FDEM Simulation of Rocks with Microstructure Generated by Voronoi Grain-Based Model with Particle Growth

Abstract

Rock strength variation is closely related to its microstructure. With the development of computer technology, the numerical model of rocks can be constructed via computer programming, and the numerical simulation avoids a mass of redundant experimental tests and usually limited by the samples retrieved from the sub-surfaces. In previous studies, the microstructure in the numerical model is generated randomly. In this paper, a novel methodology for generating the polycrystalline rock microstructure by a Voronoi grain-based model with particle growth is proposed.
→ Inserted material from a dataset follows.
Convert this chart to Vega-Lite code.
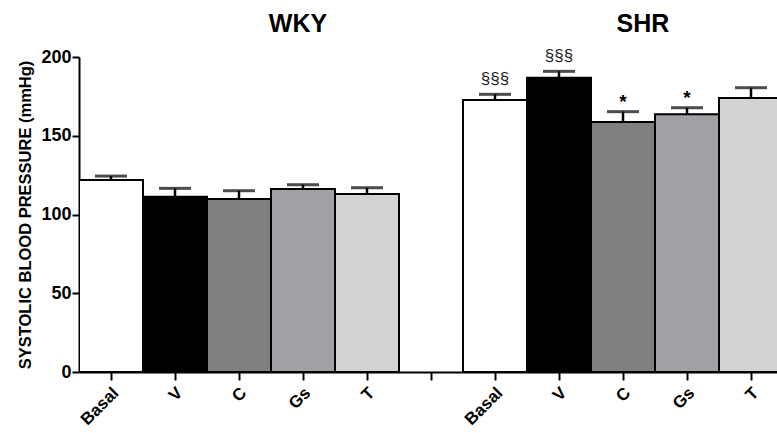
{
  "$schema": "https://vega.github.io/schema/vega-lite/v6.json",
  "width": 698,
  "height": 315,
  "autosize": {"type": "none"},
  "padding": {"left": 79, "top": 57, "right": 0, "bottom": 61},
  "background": "white",
  "config": {
    "view": {"stroke": null},
    "font": "Liberation Sans",
    "axis": {"grid": false, "domainColor": "black", "tickColor": "black", "labelColor": "black", "titleColor": "black", "domainWidth": 2, "tickWidth": 2, "labelFont": "Liberation Sans", "labelFontWeight": "bold", "titleFont": "Liberation Sans", "titleFontWeight": "bold"}
  },
  "data": {
    "values": [
      {"key": "WKY|Basal", "group": "WKY", "treatment": "Basal", "mean": 121.9, "upper": 124.4, "sig": ""},
      {"key": "WKY|V", "group": "WKY", "treatment": "V", "mean": 111.3, "upper": 116.6, "sig": ""},
      {"key": "WKY|C", "group": "WKY", "treatment": "C", "mean": 109.8, "upper": 115.1, "sig": ""},
      {"key": "WKY|Gs", "group": "WKY", "treatment": "Gs", "mean": 116.2, "upper": 118.9, "sig": ""},
      {"key": "WKY|T", "group": "WKY", "treatment": "T", "mean": 113.0, "upper": 117.0, "sig": ""},
      {"key": "SHR|Basal", "group": "SHR", "treatment": "Basal", "mean": 172.7, "upper": 176.3, "sig": "§§§"},
      {"key": "SHR|V", "group": "SHR", "treatment": "V", "mean": 186.9, "upper": 190.9, "sig": "§§§"},
      {"key": "SHR|C", "group": "SHR", "treatment": "C", "mean": 158.7, "upper": 165.3, "sig": "*"},
      {"key": "SHR|Gs", "group": "SHR", "treatment": "Gs", "mean": 163.6, "upper": 167.8, "sig": "*"},
      {"key": "SHR|T", "group": "SHR", "treatment": "T", "mean": 174.0, "upper": 180.5, "sig": ""}
    ]
  },
  "encoding": {
    "x": {
      "field": "key",
      "type": "nominal",
      "sort": null,
      "scale": {
        "domain": ["WKY|Basal", "WKY|V", "WKY|C", "WKY|Gs", "WKY|T", "|", "SHR|Basal", "SHR|V", "SHR|C", "SHR|Gs", "SHR|T"],
        "range": [0, 704],
        "paddingInner": 0,
        "paddingOuter": 0
      },
      "axis": {
        "title": null,
        "labelExpr": "split(datum.label, '|')[1]",
        "labelAngle": -45,
        "labelAlign": "right",
        "labelBaseline": "middle",
        "labelFontSize": 17,
        "labelPadding": 10,
        "labelOffset": 5,
        "tickSize": 8
      }
    }
  },
  "layer": [
    {
      "mark": {"type": "bar", "stroke": "black", "strokeWidth": 2, "clip": true},
      "encoding": {
        "y": {
          "field": "mean",
          "type": "quantitative",
          "scale": {"domain": [0, 200], "nice": false},
          "axis": {
            "title": "SYSTOLIC BLOOD PRESSURE (mmHg)",
            "titleFontSize": 16.5,
            "titlePadding": 7,
            "values": [0, 50, 100, 150, 200],
            "labelFontSize": 18,
            "tickSize": 7,
            "labelPadding": 1
          }
        },
        "fill": {
          "field": "treatment",
          "type": "nominal",
          "scale": {"domain": ["Basal", "V", "C", "Gs", "T"], "range": ["#ffffff", "#000000", "#7f7f7f", "#a1a1a5", "#d3d3d3"]},
          "legend": null
        }
      }
    },
    {
      "mark": {"type": "rule", "color": "black", "strokeWidth": 2.5},
      "encoding": {
        "y": {"field": "mean", "type": "quantitative"},
        "y2": {"field": "upper"}
      }
    },
    {
      "mark": {"type": "tick", "orient": "horizontal", "color": "black", "size": 32, "thickness": 3},
      "encoding": {
        "y": {"field": "upper", "type": "quantitative"}
      }
    },
    {
      "mark": {"type": "text", "font": "Liberation Sans", "fontSize": 17, "baseline": "bottom", "dy": -6, "color": "#222"},
      "transform": [{"filter": "datum.sig == '§§§'"}],
      "encoding": {
        "y": {"field": "upper", "type": "quantitative"},
        "text": {"field": "sig"}
      }
    },
    {
      "mark": {"type": "text", "font": "Liberation Sans", "fontWeight": "bold", "fontSize": 19, "baseline": "top", "dy": -19, "color": "black"},
      "transform": [{"filter": "datum.sig == '*'"}],
      "encoding": {
        "y": {"field": "upper", "type": "quantitative"},
        "text": {"field": "sig"}
      }
    },
    {
      "data": {"values": [{"key": "WKY|Gs", "label": "WKY", "yv": 221}]},
      "mark": {"type": "text", "font": "Liberation Sans", "fontWeight": "bold", "fontSize": 25, "baseline": "middle", "dx": -5, "clip": false},
      "encoding": {"y": {"field": "yv", "type": "quantitative"}, "text": {"field": "label"}}
    },
    {
      "data": {"values": [{"key": "SHR|C", "label": "SHR", "yv": 221}]},
      "mark": {"type": "text", "font": "Liberation Sans", "fontWeight": "bold", "fontSize": 25, "baseline": "middle", "dx": 20, "clip": false},
      "encoding": {"y": {"field": "yv", "type": "quantitative"}, "text": {"field": "label"}}
    }
  ]
}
The 3D Voronoi tessellations in this numerical model generation procedure do not consist of random poly-crystals; the distribution of the poly-crystals varies in shapes and sizes, which represent different mineral grains, and is determined by petrographic data with the 3D particle growth method. The uniaxial compression tests and tension tests are simulated via a combined FDEM and cohesive crack propagation model. The results demonstrate that the numerical simulation agrees well with the experimental study. More importantly, the fracture patterns in the micro-scale are gained, similar to the results obtained from laboratory experiments. The novel Voronoi grain-based model with the particle growth method can reconstruct the microstructure of polycrystalline rocks and provide further information in understanding the micro-behaviors of rock materials.